■ **YOUR TASK**: Look over the lines below. Report each one that includes the string "chart".

■ **DATA LINES**:

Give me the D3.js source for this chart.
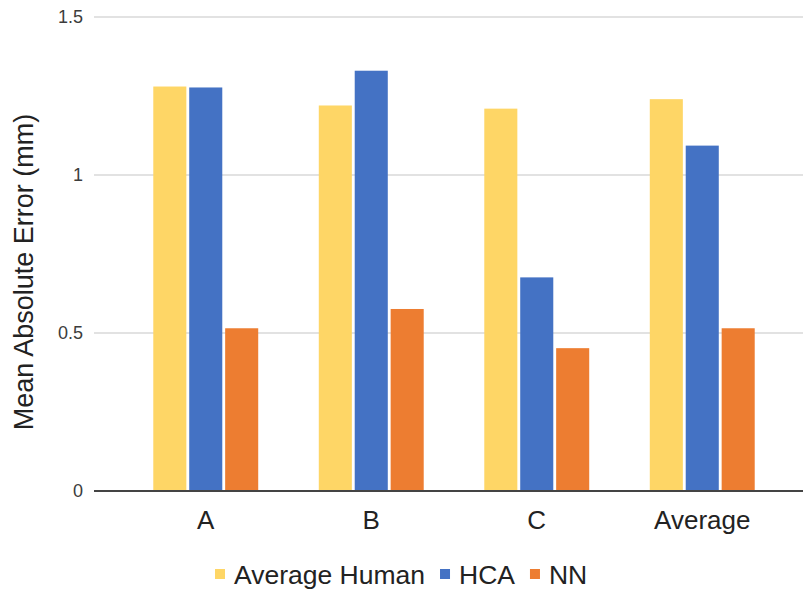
<!DOCTYPE html>
<html>
<head>
<meta charset="utf-8">
<script src="https://cdn.jsdelivr.net/npm/d3@7"></script>
<style>
  html, body { margin: 0; padding: 0; background: #fff; }
  svg { display: block; font-family: "Liberation Sans", Arial, sans-serif; }
</style>
</head>
<body>
<svg id="chart" width="803" height="592"></svg>
<script>
const categories = ["A", "B", "C", "Average"];
const seriesNames = ["Average Human", "HCA", "NN"];
const averageHuman = [1.28, 1.22, 1.21, 1.24];
const hca = [1.277, 1.33, 0.676, 1.093];
const nn = [0.515, 0.576, 0.452, 0.515];
const seriesColors = ["#FED666", "#4472C4", "#ED7D31"];
const yTicks = [0, 0.5, 1, 1.5];
const yTickLabels = ["0", "0.5", "1", "1.5"];
const yTitle = "Mean Absolute Error (mm)";

const seriesValues = [averageHuman, hca, nn];

const svg = d3.select("#chart");
const gridLeft = 94, gridRight = 803;

const y = d3.scaleLinear().domain([0, 1.5]).range([491, 17]);
const x0 = d3.scaleBand().domain(categories).range([123, 785])
  .paddingInner(0.366).paddingOuter(0.183);
const x1 = d3.scaleBand().domain(seriesNames).range([0, x0.bandwidth()])
  .paddingInner(0.08).paddingOuter(0);
const color = d3.scaleOrdinal().domain(seriesNames).range(seriesColors);

// gridlines
svg.append("g").selectAll("line")
  .data(yTicks.filter(d => d !== 0))
  .join("line")
  .attr("x1", gridLeft).attr("x2", gridRight)
  .attr("y1", d => y(d)).attr("y2", d => y(d))
  .attr("stroke", "#d9d9d9").attr("stroke-width", 1.5);

// y tick labels
svg.append("g").selectAll("text")
  .data(yTicks)
  .join("text")
  .attr("x", 83)
  .attr("y", d => y(d))
  .attr("dy", "0.35em")
  .attr("text-anchor", "end")
  .attr("font-size", 18)
  .attr("fill", "#3c3c3c")
  .text((d, i) => yTickLabels[i]);

// bars
const rows = categories.map((c, i) => ({
  cat: c,
  vals: seriesNames.map((s, j) => ({ s, v: seriesValues[j][i] }))
}));

const groups = svg.append("g").selectAll("g")
  .data(rows)
  .join("g")
  .attr("transform", d => `translate(${x0(d.cat)},0)`);

groups.selectAll("rect")
  .data(d => d.vals)
  .join("rect")
  .attr("x", d => x1(d.s))
  .attr("width", x1.bandwidth())
  .attr("y", d => y(d.v))
  .attr("height", d => y(0) - y(d.v))
  .attr("fill", d => color(d.s));

// baseline
svg.append("line")
  .attr("x1", gridLeft).attr("x2", gridRight)
  .attr("y1", y(0)).attr("y2", y(0))
  .attr("stroke", "#444").attr("stroke-width", 2);

// x labels
svg.append("g").selectAll("text")
  .data(categories)
  .join("text")
  .attr("x", d => x0(d) + x0.bandwidth() / 2)
  .attr("y", 529)
  .attr("text-anchor", "middle")
  .attr("font-size", 26)
  .attr("fill", "#222")
  .text(d => d);

// y title
svg.append("text")
  .attr("transform", `translate(33,272) rotate(-90)`)
  .attr("text-anchor", "middle")
  .attr("font-size", 27)
  .attr("fill", "#222")
  .text(yTitle);

// legend
const legend = svg.append("g");
let lx = 215;
seriesNames.forEach((s, i) => {
  legend.append("rect")
    .attr("x", lx).attr("y", 569)
    .attr("width", 10).attr("height", 10)
    .attr("fill", color(s));
  const t = legend.append("text")
    .attr("x", lx + 19).attr("y", 584)
    .attr("font-size", 26.5)
    .attr("fill", "#222")
    .text(s);
  const w = t.node().getComputedTextLength();
  lx = lx + 19 + w + 15;
});
</script>
</body>
</html>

■ **ANSWER TO THIS EXERCISE**:
Give me the D3.js source for this chart.
<svg id="chart" width="803" height="592"></svg>
const svg = d3.select("#chart");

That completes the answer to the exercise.